Na história imaginária proposta por Salmeri, a propósito de uma eventual “devoção conciliar”, o próprio autor pensou em algo muito sugestivo, “vibrante”, já rastreável pelo título do livro encontrado pela jovem garota: “Gesù, la storia di un vivente”. Momentos como esses talvez aconteçam hoje em momentos de adoração, ou de leitura da Bíblia, bem como em encontros e diálogos com amigos. Como podemos acompanhá-los, como podemos construir com eles novas estruturas de devoção?

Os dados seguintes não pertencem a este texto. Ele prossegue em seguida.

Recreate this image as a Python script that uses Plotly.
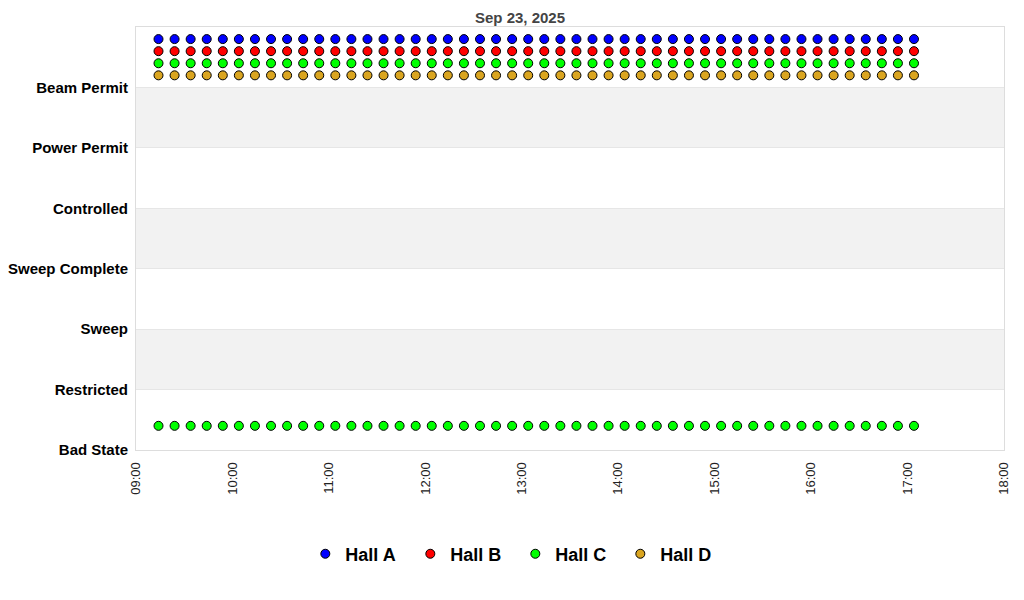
import plotly.graph_objects as go

# ---- data ----
states = ["Bad State", "Restricted", "Sweep", "Sweep Complete", "Controlled", "Power Permit", "Beam Permit"]
times = [
    "2025-09-23 09:14", "2025-09-23 09:24", "2025-09-23 09:34", "2025-09-23 09:44", "2025-09-23 09:54", "2025-09-23 10:04",
    "2025-09-23 10:14", "2025-09-23 10:24", "2025-09-23 10:34", "2025-09-23 10:44", "2025-09-23 10:54", "2025-09-23 11:04",
    "2025-09-23 11:14", "2025-09-23 11:24", "2025-09-23 11:34", "2025-09-23 11:44", "2025-09-23 11:54", "2025-09-23 12:04",
    "2025-09-23 12:14", "2025-09-23 12:24", "2025-09-23 12:34", "2025-09-23 12:44", "2025-09-23 12:54", "2025-09-23 13:04",
    "2025-09-23 13:14", "2025-09-23 13:24", "2025-09-23 13:34", "2025-09-23 13:44", "2025-09-23 13:54", "2025-09-23 14:04",
    "2025-09-23 14:14", "2025-09-23 14:24", "2025-09-23 14:34", "2025-09-23 14:44", "2025-09-23 14:54", "2025-09-23 15:04",
    "2025-09-23 15:14", "2025-09-23 15:24", "2025-09-23 15:34", "2025-09-23 15:44", "2025-09-23 15:54", "2025-09-23 16:04",
    "2025-09-23 16:14", "2025-09-23 16:24", "2025-09-23 16:34", "2025-09-23 16:44", "2025-09-23 16:54", "2025-09-23 17:04",
]
hall_a_state = ["Beam Permit"] * 48
hall_b_state = ["Beam Permit"] * 48
hall_c_state = ["Beam Permit"] * 48
hall_c_state2 = ["Bad State"] * 48
hall_d_state = ["Beam Permit"] * 48

halls = ["Hall A", "Hall B", "Hall C", "Hall D"]
colors = ["#0000ff", "#ff0000", "#00ff00", "#daa520"]
offsets = [0.8, 0.6, 0.4, 0.2]

series = [
    (times, hall_a_state),
    (times, hall_b_state),
    (times + times, hall_c_state + hall_c_state2),
    (times, hall_d_state),
]

idx = {s: i for i, s in enumerate(states)}

fig = go.Figure()
for name, color, off, (xs, ys) in zip(halls, colors, offsets, series):
    fig.add_trace(go.Scatter(
        x=xs, y=[idx[s] + off for s in ys], mode="markers", name=name,
        marker=dict(symbol="circle", size=9, color=color, line=dict(color="black", width=1)),
    ))

# alternating bands
for lo in [1, 3, 5]:
    fig.add_shape(type="rect", xref="paper", yref="y", x0=0, x1=1, y0=lo, y1=lo + 1,
                  fillcolor="#f2f2f2", line=dict(width=0), layer="below")

fig.update_layout(
    width=1024, height=600,
    margin=dict(l=128, r=28, t=19, b=158, autoexpand=False),
    paper_bgcolor="white", plot_bgcolor="white",
    font=dict(family="Liberation Sans, Arial, sans-serif", color="black"),
    title=dict(text="Sep 23, 2025", x=0.5, xanchor="center", y=0.992, yanchor="top",
               pad=dict(t=0, b=0), font=dict(size=15, color="#444", weight="bold")),
    showlegend=True,
    legend=dict(orientation="h", x=0.437, xanchor="center", y=-0.246, yanchor="middle",
                font=dict(size=18, weight="bold"), itemsizing="trace",
                entrywidth=60, entrywidthmode="pixels"),
    xaxis=dict(type="date", range=["2025-09-23 09:00", "2025-09-23 18:00"], dtick=3600000,
               tickformat="%H:%M", tickangle=-90, showgrid=False, zeroline=False,
               tickfont=dict(size=13, color="#222"), showline=True, linecolor="#dddddd", mirror=True,
               ticks="", ticklabelstandoff=6, automargin=False),
    yaxis=dict(range=[0, 7], tickvals=list(range(len(states))), ticktext=states,
               showgrid=True, gridcolor="#e6e6e6", zeroline=False,
               tickfont=dict(size=15, weight="bold"), showline=True, linecolor="#dddddd", mirror=True,
               ticks="", ticklabelstandoff=4, automargin=False),
)

fig.write_html("out.html")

Talvez a compreensão do Concílio ainda não tenha “ressoado” completamente, porque a redundância de velhos aparatos ainda é forte e reconfortante num mundo tempestuoso. Mas aquela brisa suave permanece viva, à espera de novas estruturas que façam ressoar a novidade criativa do Espírito. Que aguarda homens e mulheres sensíveis e criativos, que com estilo sinodal tentem construir barcos capazes de atravessar esse mar [2]. Talvez essa seja a principal característica de uma devoção conciliar, que já podemos encontrar viva entre nós: a daqueles homens e mulheres que sabem, antes de tudo, viver a construção de pensamentos e instrumentos com confiança no mar deste mundo, que por mais tempestuoso que seja, é habitado pelo Espírito e não nos trairá. Para viver assim um caminho de busca, juntos, de novas linguagens, de novas práticas, trazendo à tona coisas novas e coisas antigas, fazendo sínodo. Os jovens (e os adultos, ao que parece) buscam "vibração", e talvez não a encontrem necessariamente em um manual de teologia, que não responde à sua pergunta, que, no entanto, continua sendo plenamente teológica. É um caminho a ser feito juntos, desarmando as palavras. Essa talvez seja a "devoção" conciliar que seria bom redescobrir: uma confiança no mundo e no outro, lugar sacramental da Sua presença. A teologia continua sendo, assim, uma forma de seguimento aventuroso e sem fim, que tenta acolher e traduzir as intuições dos "Pedro" na linha da encarnação.
[1] Tomo aqui emprestada a intuição de Marcello Neri. Disponível aqui.
[2] Cf. J. Wolfe, The Theological Imagination: Perception and Interpretation in Life, Art, and Faith, Cambridge University Press, Cambridge, 2024, p. 26.